▶ **Data lines**:
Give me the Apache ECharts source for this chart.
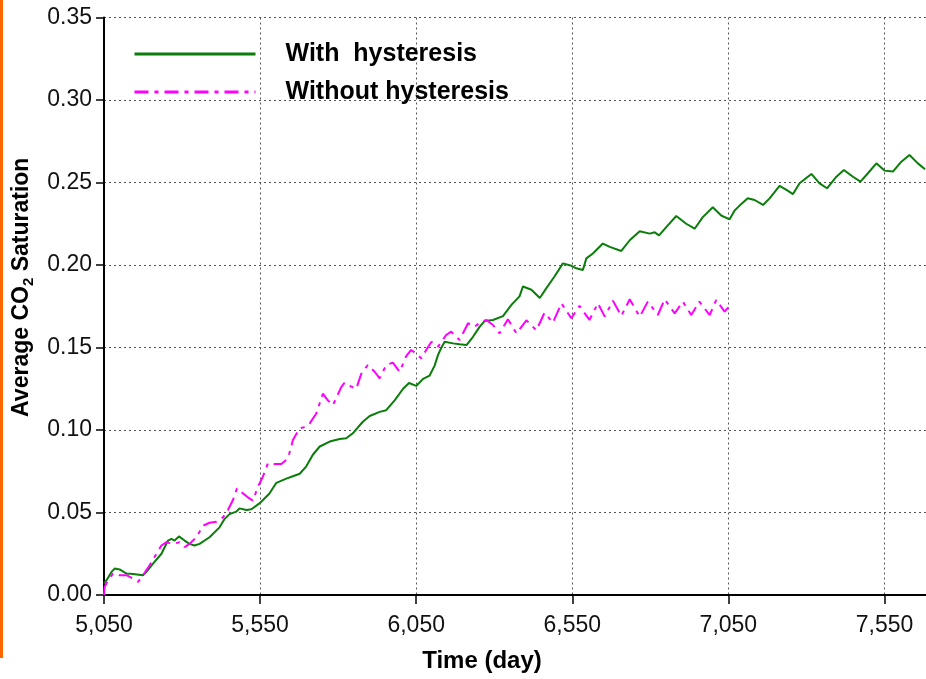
<!DOCTYPE html>
<html>
<head>
<meta charset="utf-8">
<script src="https://cdn.jsdelivr.net/npm/echarts@6/dist/echarts.min.js"></script>
<style>
html,body{margin:0;padding:0;background:#fff;}
#chart{width:926px;height:679px;}
</style>
</head>
<body>
<div id="chart"></div>
<script>
// ---- data ----
var seriesNames = ['With  hysteresis', 'Without hysteresis'];
var xTicks = [5050, 5550, 6050, 6550, 7050, 7550];
var yTicks = [0.00, 0.05, 0.10, 0.15, 0.20, 0.25, 0.30, 0.35];

var withDays = [5050, 5058, 5074, 5084, 5100, 5122, 5143, 5175, 5186, 5207, 5234, 5255, 5266, 5276, 5290, 5308, 5324, 5340, 5356, 5388, 5420, 5436, 5452, 5474, 5484, 5506, 5522, 5548, 5580, 5602, 5634, 5655, 5677, 5698, 5719, 5741, 5773, 5805, 5826, 5847, 5879, 5901, 5933, 5954, 5981, 6008, 6027, 6050, 6072, 6093, 6109, 6120, 6131, 6141, 6168, 6189, 6211, 6232, 6253, 6269, 6296, 6328, 6355, 6381, 6392, 6419, 6446, 6467, 6493, 6520, 6547, 6563, 6584, 6595, 6616, 6648, 6670, 6707, 6734, 6766, 6798, 6814, 6828, 6851, 6883, 6915, 6942, 6968, 7000, 7027, 7054, 7070, 7086, 7112, 7134, 7161, 7182, 7214, 7236, 7257, 7278, 7316, 7342, 7366, 7396, 7420, 7449, 7473, 7497, 7524, 7550, 7577, 7604, 7630, 7657, 7680];
var withSat = [0.007, 0.009, 0.014, 0.016, 0.0155, 0.013, 0.0127, 0.012, 0.014, 0.019, 0.025, 0.033, 0.034, 0.033, 0.0355, 0.033, 0.031, 0.030, 0.031, 0.035, 0.041, 0.046, 0.049, 0.0505, 0.0525, 0.0515, 0.052, 0.0555, 0.0615, 0.068, 0.0705, 0.072, 0.0735, 0.078, 0.085, 0.090, 0.093, 0.0945, 0.095, 0.098, 0.105, 0.1085, 0.111, 0.112, 0.118, 0.125, 0.1285, 0.1267, 0.131, 0.133, 0.139, 0.1455, 0.150, 0.1535, 0.1525, 0.152, 0.1515, 0.1565, 0.1625, 0.166, 0.1667, 0.169, 0.1758, 0.181, 0.187, 0.185, 0.180, 0.186, 0.193, 0.201, 0.1995, 0.198, 0.197, 0.204, 0.207, 0.213, 0.211, 0.2085, 0.215, 0.2205, 0.219, 0.2198, 0.218, 0.223, 0.2297, 0.225, 0.222, 0.229, 0.235, 0.230, 0.2277, 0.233, 0.236, 0.2404, 0.2394, 0.2364, 0.2404, 0.248, 0.2455, 0.243, 0.2495, 0.2552, 0.2495, 0.2465, 0.2535, 0.2576, 0.2535, 0.2505, 0.2556, 0.2616, 0.2572, 0.2566, 0.2626, 0.2667, 0.2616, 0.258];

var withoutDays = [5050, 5052, 5063, 5079, 5100, 5122, 5143, 5159, 5175, 5196, 5218, 5234, 5250, 5271, 5292, 5308, 5324, 5346, 5367, 5388, 5410, 5431, 5447, 5463, 5476, 5495, 5511, 5527, 5543, 5559, 5575, 5597, 5618, 5639, 5650, 5655, 5677, 5698, 5709, 5730, 5751, 5767, 5783, 5810, 5821, 5842, 5858, 5874, 5895, 5917, 5933, 5954, 5975, 5997, 6018, 6034, 6055, 6066, 6082, 6099, 6120, 6146, 6162, 6189, 6216, 6237, 6259, 6275, 6296, 6317, 6344, 6371, 6403, 6435, 6461, 6488, 6515, 6547, 6573, 6605, 6632, 6654, 6680, 6707, 6734, 6766, 6792, 6824, 6846, 6878, 6904, 6931, 6957, 6990, 7011, 7038, 7060];
var withoutSat = [0.000, 0.005, 0.009, 0.013, 0.012, 0.012, 0.010, 0.008, 0.012, 0.018, 0.025, 0.030, 0.032, 0.031, 0.032, 0.029, 0.031, 0.035, 0.042, 0.0438, 0.0444, 0.047, 0.0515, 0.0576, 0.0646, 0.0616, 0.0592, 0.0572, 0.0656, 0.0717, 0.0798, 0.0794, 0.0794, 0.0828, 0.090, 0.094, 0.101, 0.102, 0.104, 0.110, 0.122, 0.118, 0.115, 0.126, 0.1287, 0.1263, 0.125, 0.134, 0.1394, 0.1353, 0.1313, 0.1394, 0.1408, 0.1353, 0.1448, 0.1485, 0.1455, 0.1434, 0.1485, 0.1535, 0.1505, 0.1576, 0.1596, 0.1545, 0.1647, 0.1626, 0.1656, 0.1667, 0.1636, 0.1586, 0.1671, 0.1586, 0.1665, 0.1604, 0.1711, 0.165, 0.1768, 0.1677, 0.1752, 0.1667, 0.1768, 0.1687, 0.1784, 0.1691, 0.1792, 0.1687, 0.1778, 0.1697, 0.1792, 0.1707, 0.1778, 0.1697, 0.1778, 0.1697, 0.1788, 0.1717, 0.1768];

function zip(a, b) { return a.map(function (v, i) { return [v, b[i]]; }); }
function addCommas(n) { return String(Math.round(n)).replace(/\B(?=(\d{3})+(?!\d))/g, ','); }

var FONT = '"Liberation Sans", Arial, Helvetica, sans-serif';
var xMin = xTicks[0], xStep = xTicks[1] - xTicks[0], xMax = 7683;
var yMin = yTicks[0], yStep = 0.05, yMax = yTicks[yTicks.length - 1];

var chart = echarts.init(document.getElementById('chart'), null, {renderer: 'canvas'});
chart.setOption({
  animation: false,
  backgroundColor: '#ffffff',
  graphic: [{
    type: 'rect', left: 0, top: 0, z: 100,
    shape: {width: 3, height: 658},
    style: {fill: '#ff6600'}
  }],
  grid: {left: 104, right: 0, top: 17.5, bottom: 84, containLabel: false},
  legend: {
    left: 133, top: 40, orient: 'vertical', padding: 0,
    itemWidth: 121, itemHeight: 28, itemGap: 10,
    data: seriesNames,
    lineStyle: {width: 3},
    itemStyle: {opacity: 0},
    textStyle: {fontFamily: FONT, fontSize: 25, fontWeight: 'bold', color: '#000', lineHeight: 28, padding: [0, 0, 0, 25]}
  },
  xAxis: [{
    type: 'value', min: xMin, max: xMax, interval: xStep,
    name: 'Time (day)', nameLocation: 'middle', nameGap: 54,
    nameTextStyle: {fontFamily: FONT, fontSize: 24, fontWeight: 'bold', color: '#000', padding: [0, 66, 0, 0]},
    axisLine: {show: true, onZero: false, lineStyle: {color: '#000', width: 2}},
    axisTick: {show: true, length: 9, lineStyle: {color: '#000', width: 1.5}},
    axisLabel: {
      margin: 19, fontFamily: FONT, fontSize: 23, color: '#111', showMaxLabel: false,
      formatter: function (v) { return xTicks.indexOf(Math.round(v)) >= 0 ? addCommas(v) : ''; }
    },
    splitLine: {show: true, lineStyle: {color: '#555', width: 1, type: [2, 3]}}
  }, {
    type: 'value', position: 'top', min: xMin, max: xMax,
    axisLine: {show: true, lineStyle: {color: '#000', width: 2}},
    axisTick: {show: false}, axisLabel: {show: false}, splitLine: {show: false}
  }],
  yAxis: {
    type: 'value', min: yMin, max: yMax, interval: yStep,
    name: '{a|Average CO}{s|2}{a| Saturation}', nameLocation: 'middle', nameGap: 59, nameRotate: 90,
    nameTextStyle: {
      padding: [0, 0, 0, 38],
      rich: {
        a: {fontFamily: FONT, fontSize: 23, fontWeight: 'bold', color: '#000', lineHeight: 30, verticalAlign: 'middle'},
        s: {fontFamily: FONT, fontSize: 15, fontWeight: 'bold', color: '#000', lineHeight: 30, verticalAlign: 'bottom', padding: [12, 0, 0, 0]}
      }
    },
    axisLine: {show: true, onZero: false, lineStyle: {color: '#000', width: 2}},
    axisTick: {show: true, length: 8, lineStyle: {color: '#000', width: 1.5}},
    axisLabel: {
      margin: 12, fontFamily: FONT, fontSize: 23, color: '#111',
      formatter: function (v) { return v.toFixed(2); }
    },
    splitLine: {show: true, lineStyle: {color: '#555', width: 1, type: [2, 3]}}
  },
  series: [{
    name: seriesNames[0], type: 'line', xAxisIndex: 0, data: zip(withDays, withSat),
    showSymbol: false, symbol: 'none', smooth: false,
    lineStyle: {color: '#0a7d0a', width: 2},
    itemStyle: {color: '#0a7d0a'}
  }, {
    name: seriesNames[1], type: 'line', xAxisIndex: 0, data: zip(withoutDays, withoutSat),
    showSymbol: false, symbol: 'none', smooth: false,
    lineStyle: {color: '#ff00ff', width: 2, type: [14, 6, 4, 6]},
    itemStyle: {color: '#ff00ff'}
  }]
});
</script>
</body>
</html>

▶ **Problem**:
Return, unchanged, the lines from the first line of the material through the line that holds "var yTicks = [0.00, 0.05, 0.10, 0.15, 0.20, 0.25, 0.30, 0.35];", inclusive, omitting pictures.

▶ **Exercise result**:
Give me the Apache ECharts source for this chart.
<!DOCTYPE html>
<html>
<head>
<meta charset="utf-8">
<script src="https://cdn.jsdelivr.net/npm/echarts@6/dist/echarts.min.js"></script>
<style>
html,body{margin:0;padding:0;background:#fff;}
#chart{width:926px;height:679px;}
</style>
</head>
<body>
<div id="chart"></div>
<script>
// ---- data ----
var seriesNames = ['With  hysteresis', 'Without hysteresis'];
var xTicks = [5050, 5550, 6050, 6550, 7050, 7550];
var yTicks = [0.00, 0.05, 0.10, 0.15, 0.20, 0.25, 0.30, 0.35];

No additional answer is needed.